June 16, 2003

Did Ribbentrop get to "do" press?

Mohammed al-Douri, Iraq's colorful U.N. ambassador during Saddam's last days, has given an interview with BBC World.

The gist: Saddam deserved to be toppled, but that he "would have preferred" that the Iraqi people rather than US and British military had done the toppling. (Yeah, right...) There's also this:

Mr Douri also told the BBC that right up until the last moment, Saddam Hussein's government did not believe the US-led forces would invade Iraq.

He said he advised Baghdad the threat of war was serious and still cannot explain why they refused to accept it.

The answer to that is, of course, the instructive experience of a decade's worth of, quite literally, getting away with murder.
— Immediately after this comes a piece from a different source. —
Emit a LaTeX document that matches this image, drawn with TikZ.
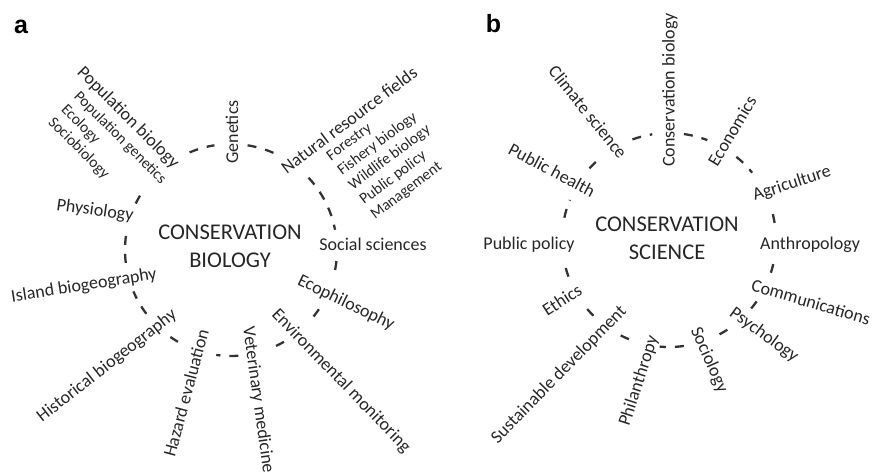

Isn't this guy a prime candidate for some kind of de-Baathification procedure, a trial, an investigation, something like that? Instead of being given the star treatment and a soapbox for his "anti-colonialist" spin on the new Iraq by the BBC, I mean.

Posted by Dr. Frank at June 16, 2003 05:16 PM | TrackBack
Comments

"Mr Douri also told the BBC that right up until the last moment, Saddam Hussein's government did not believe the US-led forces would invade Iraq."

Even though US-led forces had invaded other countries on other occasions? Hey, he read Hillary's new book!